ETA: P.S. Welcome to the BEE!!!
Post # 4
@Love101914: there are other things that you can do with your friends other than going out to bars. what about the gym, sports team, cooking class or a book club? any hobby really. meeting up for lunch or coffee or a day at the spa?
what if you have your friends over to your place for ‘chick flick’ night with wine and popcorn?
Post # 5
Things change. They already have for you. They soon will for your friends.
Make time to see them on a regular basis, whether you go out for lunch, coffee, drinks after work, a run, brunch on Sunday etc.

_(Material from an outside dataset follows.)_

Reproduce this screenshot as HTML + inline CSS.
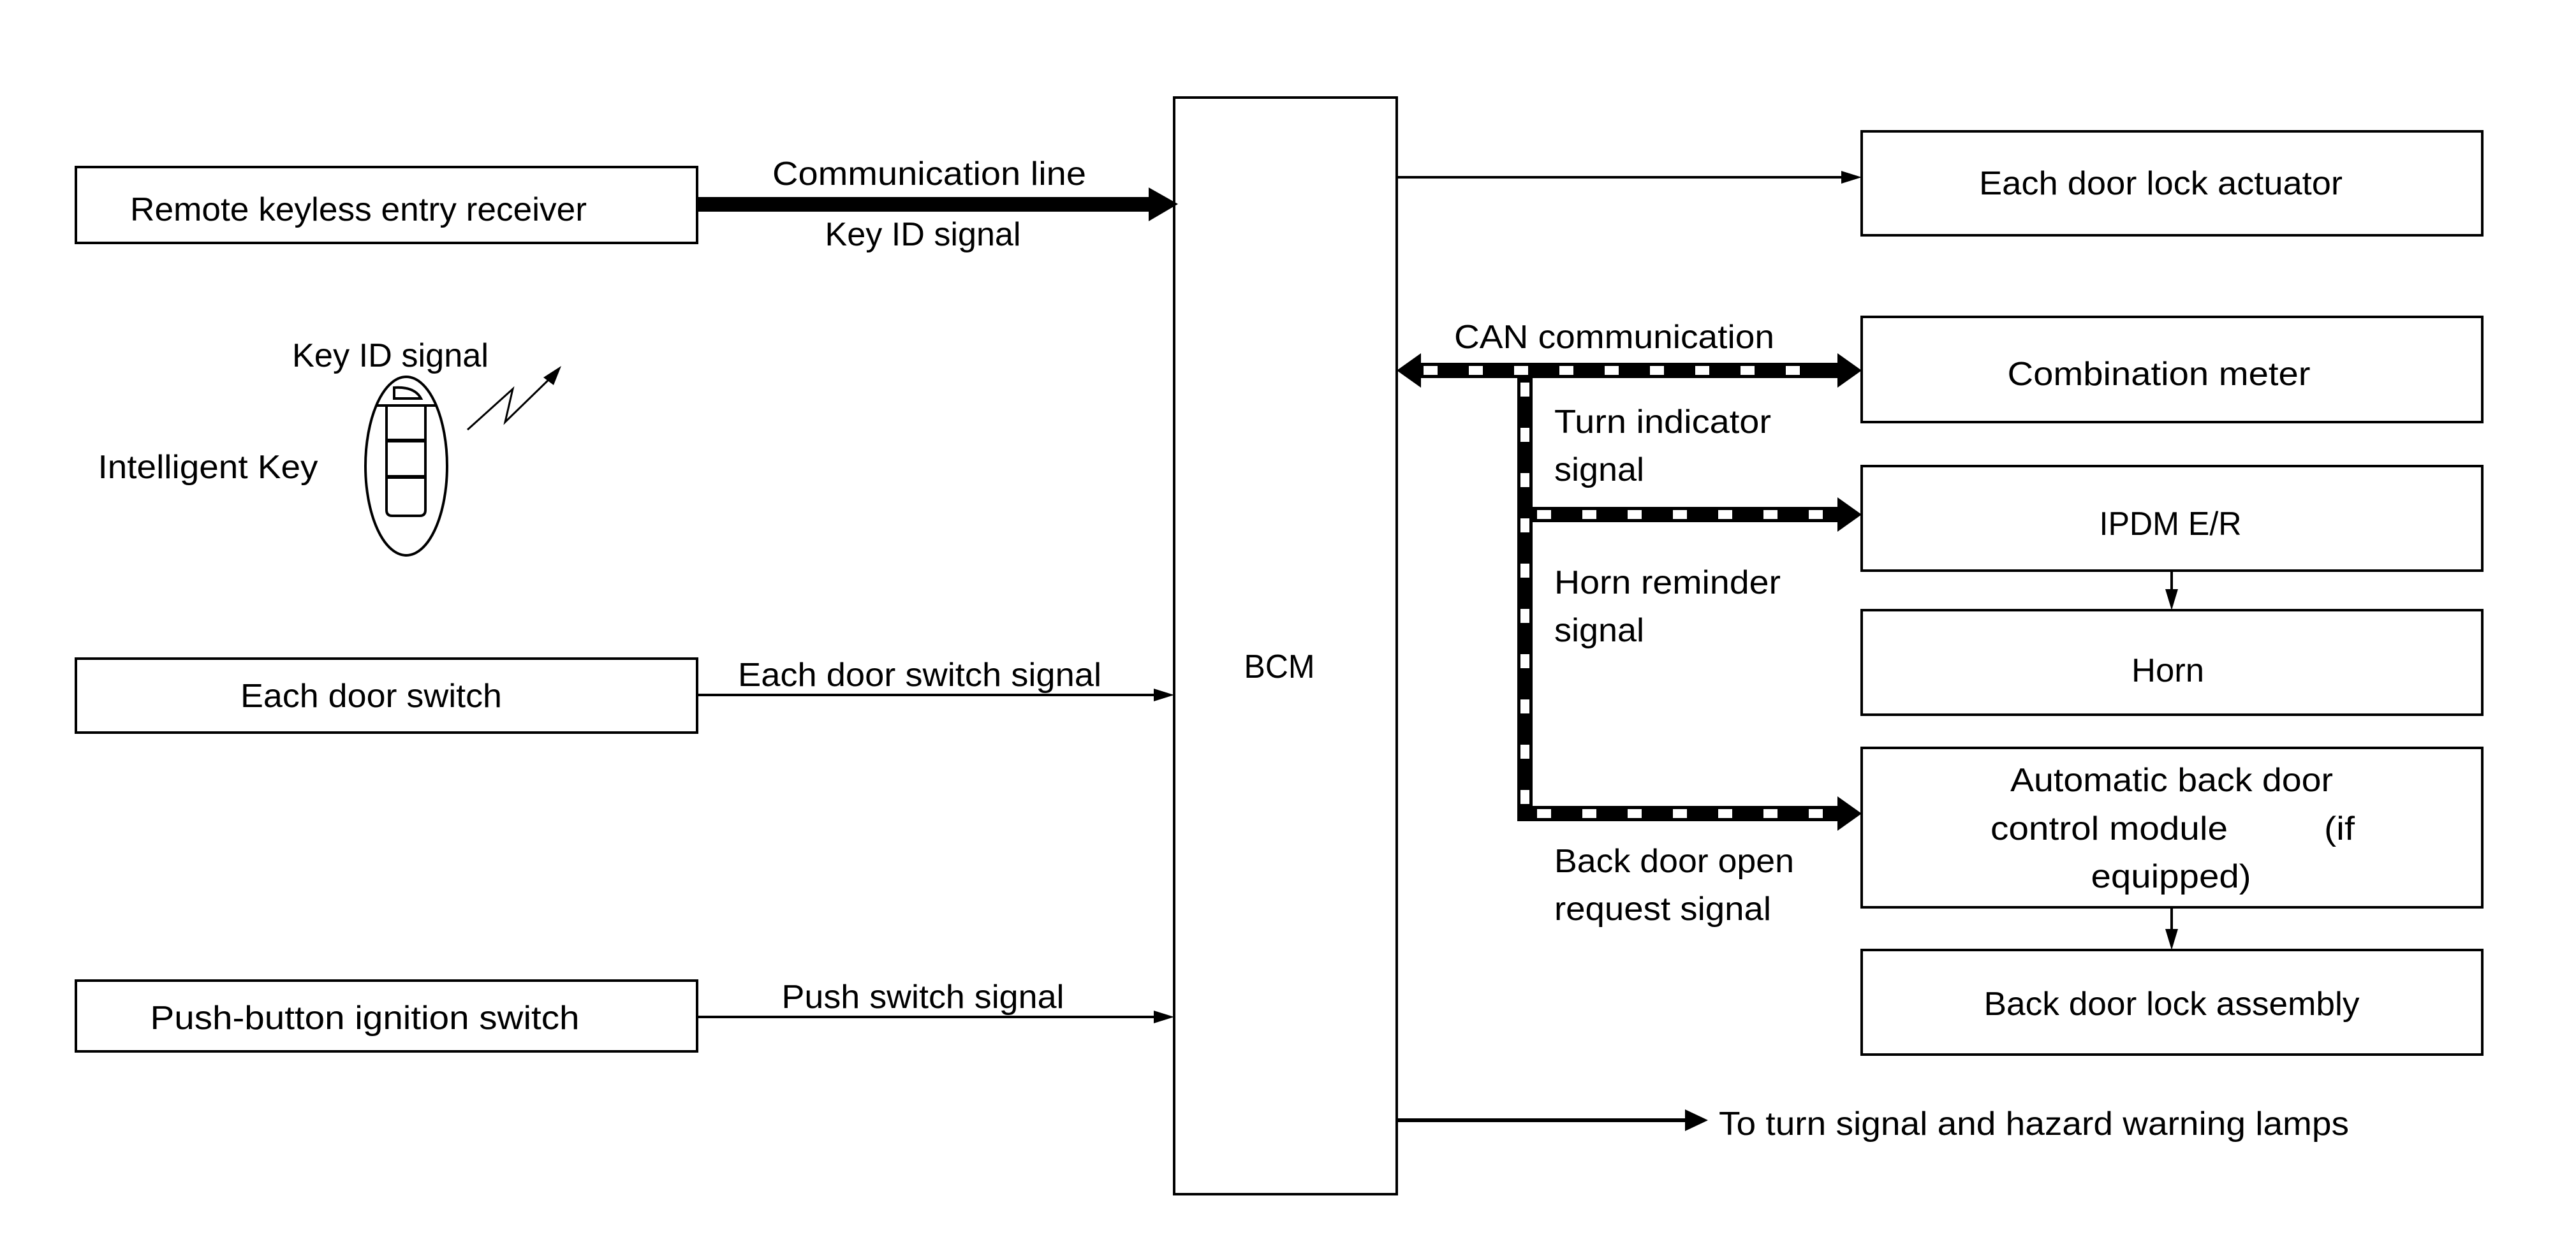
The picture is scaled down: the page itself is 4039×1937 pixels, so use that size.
<!DOCTYPE html>
<html><head><meta charset="utf-8"><style>html,body{margin:0;padding:0;background:#fff}svg{display:block}text{font-family:"Liberation Sans",sans-serif;font-size:52px;fill:#000}</style></head><body>
<svg width="4039" height="1937" viewBox="0 0 4039 1937" xmlns="http://www.w3.org/2000/svg">
<g fill="none" stroke="#000" stroke-width="4">
<rect x="119" y="262" width="974" height="119"/>
<rect x="119" y="1033" width="974" height="116"/>
<rect x="119" y="1538" width="974" height="111"/>
<rect x="1841" y="153" width="349" height="1720"/>
<rect x="2919" y="206" width="973" height="163"/>
<rect x="2919" y="497" width="973" height="165"/>
<rect x="2919" y="731" width="973" height="164"/>
<rect x="2919" y="957" width="973" height="164"/>
<rect x="2919" y="1173" width="973" height="250"/>
<rect x="2919" y="1490" width="973" height="164"/>
</g>
<g stroke="#000" stroke-width="4">
<line x1="1093" y1="1090" x2="1815" y2="1090"/>
<line x1="1093" y1="1595" x2="1815" y2="1595"/>
<line x1="2190" y1="278" x2="2893" y2="278"/>
<line x1="2190" y1="1757" x2="2650" y2="1757" stroke-width="6"/>
<line x1="3405" y1="895" x2="3405" y2="930"/>
<line x1="3405" y1="1423" x2="3405" y2="1462"/>
</g>
<g fill="#000">
<polygon points="1841,1090 1809,1080 1809,1100"/>
<polygon points="1841,1595 1809,1585 1809,1605"/>
<polygon points="2919,278 2887,268 2887,288"/>
<polygon points="2678,1757 2642,1740 2642,1774"/>
<polygon points="3405,957 3395,924 3415,924"/>
<polygon points="3405,1490 3395,1457 3415,1457"/>
<rect x="1093" y="309" width="712" height="23"/>
<polygon points="1847,320 1801,294 1801,347"/>
</g>
<g fill="none" stroke="#000" stroke-width="24">
<line x1="2222" y1="581" x2="2885" y2="581"/>
<line x1="2391" y1="581" x2="2391" y2="1288"/>
<line x1="2391" y1="807" x2="2885" y2="807"/>
<line x1="2391" y1="1276" x2="2885" y2="1276"/>
</g>
<g fill="none" stroke="#fff" stroke-width="14" stroke-dasharray="22 49">
<line x1="2232" y1="581" x2="2870" y2="581"/>
<line x1="2391" y1="600" x2="2391" y2="1270"/>
<line x1="2410" y1="807" x2="2870" y2="807"/>
<line x1="2410" y1="1276" x2="2870" y2="1276"/>
</g>
<g fill="#000">
<polygon points="2190,581 2228,554 2228,608"/>
<polygon points="2919,581 2881,554 2881,608"/>
<polygon points="2919,807 2881,780 2881,834"/>
<polygon points="2919,1276 2881,1249 2881,1303"/>
</g>
<g fill="none" stroke="#000" stroke-width="4">
<ellipse cx="637" cy="731" rx="64" ry="140"/>
<line x1="590" y1="636" x2="685" y2="636"/>
<path d="M606,636 V800 Q606,809 615,809 H658 Q667,809 667,800 V636"/>
<path d="M618,625 V608 Q650,606 660,625 Z"/>
<line x1="606" y1="691" x2="667" y2="691" stroke-width="6"/>
<line x1="606" y1="748" x2="667" y2="748" stroke-width="6"/>
<polyline points="733,674 804,610 792,662 866,590" stroke-width="3"/>
</g>
<polygon points="880,574 852,592 868,604" fill="#000"/>
<text x="562" y="346" text-anchor="middle" textLength="716" lengthAdjust="spacingAndGlyphs">Remote keyless entry receiver</text>
<text x="1457" y="290" text-anchor="middle" textLength="492" lengthAdjust="spacingAndGlyphs">Communication line</text>
<text x="1447" y="385" text-anchor="middle" textLength="307" lengthAdjust="spacingAndGlyphs">Key ID signal</text>
<text x="612" y="575" text-anchor="middle" textLength="308" lengthAdjust="spacingAndGlyphs">Key ID signal</text>
<text x="326" y="750" text-anchor="middle" textLength="345" lengthAdjust="spacingAndGlyphs">Intelligent Key</text>
<text x="582" y="1109" text-anchor="middle" textLength="410" lengthAdjust="spacingAndGlyphs">Each door switch</text>
<text x="1442" y="1076" text-anchor="middle" textLength="570" lengthAdjust="spacingAndGlyphs">Each door switch signal</text>
<text x="572" y="1614" text-anchor="middle" textLength="673" lengthAdjust="spacingAndGlyphs">Push-button ignition switch</text>
<text x="1447" y="1581" text-anchor="middle" textLength="443" lengthAdjust="spacingAndGlyphs">Push switch signal</text>
<text x="2006" y="1063" text-anchor="middle" textLength="111" lengthAdjust="spacingAndGlyphs">BCM</text>
<text x="3388" y="305" text-anchor="middle" textLength="570" lengthAdjust="spacingAndGlyphs">Each door lock actuator</text>
<text x="2280" y="546" textLength="502" lengthAdjust="spacingAndGlyphs">CAN communication</text>
<text x="3385" y="604" text-anchor="middle" textLength="475" lengthAdjust="spacingAndGlyphs">Combination meter</text>
<text x="2437" y="679" textLength="340" lengthAdjust="spacingAndGlyphs">Turn indicator</text>
<text x="2437" y="754" textLength="141" lengthAdjust="spacingAndGlyphs">signal</text>
<text x="3403" y="839" text-anchor="middle" textLength="223" lengthAdjust="spacingAndGlyphs">IPDM E/R</text>
<text x="2437" y="931" textLength="355" lengthAdjust="spacingAndGlyphs">Horn reminder</text>
<text x="2437" y="1006" textLength="141" lengthAdjust="spacingAndGlyphs">signal</text>
<text x="3399" y="1069" text-anchor="middle" textLength="114" lengthAdjust="spacingAndGlyphs">Horn</text>
<text x="3405" y="1241" text-anchor="middle" textLength="506" lengthAdjust="spacingAndGlyphs">Automatic back door</text>
<text x="3121" y="1317" textLength="372" lengthAdjust="spacingAndGlyphs">control module</text>
<text x="3644" y="1317" textLength="48" lengthAdjust="spacingAndGlyphs">(if</text>
<text x="3404" y="1392" text-anchor="middle" textLength="251" lengthAdjust="spacingAndGlyphs">equipped)</text>
<text x="2437" y="1368" textLength="376" lengthAdjust="spacingAndGlyphs">Back door open</text>
<text x="2437" y="1443" textLength="340" lengthAdjust="spacingAndGlyphs">request signal</text>
<text x="3405" y="1592" text-anchor="middle" textLength="589" lengthAdjust="spacingAndGlyphs">Back door lock assembly</text>
<text x="2695" y="1780" textLength="988" lengthAdjust="spacingAndGlyphs">To turn signal and hazard warning lamps</text>
</svg>
</body></html>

It’s important to make that effort to stay in touch. It’s important to maintain friendships. The nature of those friendships just naturally changes over time.
Post # 6
@prahajess: thank you. I do try to go to dinner with them and get together for other things. I just feel like it’s not enough. I’m trying to even everything out and make everybody happy
Post # 7
@Love101914: Everyone goes through these changes at different times in their lives. Some people never like the bars and some never out grow their need to go to the clubs. It’s just a matter of personal taste. As most people get older, things change and that’s ok.
Like PP said, try to make time for them and schedule activities that all will enjoy. You don’t have to be a club queen to be a best friend.
Post # 8
@Love101914: Ultimately, you only have the power to make one person happy or one person miserable…you. You really can’t help your friends. Just live your life and they can either accept things or not.
Post # 9
- Wedding: July 2014 - Prague
The fact that you are trying to strike a balance speaks very highly of you. Your friends might not see it now, if you’re the first to make these life steps, but believe me, as long-time single person, they will appreciate it as they see friends get married and NOT make the effort.
Post # 10
One of the things that I have learned is that sometimes friendships have an expiration date. I am not friends with a lot of people that I hung out with at 21, or even 25. I had several friends that more or less dumped me when I got engaged. We wanted different things out of life.
it sucks, it hurts, but it happens. Just find friends that you have more in common with, and remember: you already have the love that they are desperately searching for, so be happy!
Post # 11
Thanks guys. It does hurt when you’re trying and it’s not enough. I appreciate all your responses. 😉
Post # 12
@Love101914: Like you, I am sooo past the going out to nightclubs phase. But you can still make other plans with your friends – I much prefer going out for lunch or dinner, and having a proper catch up that isn’t clouded by alcohol and crowds of people! You could always organise a dinner on a weeknight (when the nightclubs aren’t open!) and catch up without the pressure of going out to a nightclub.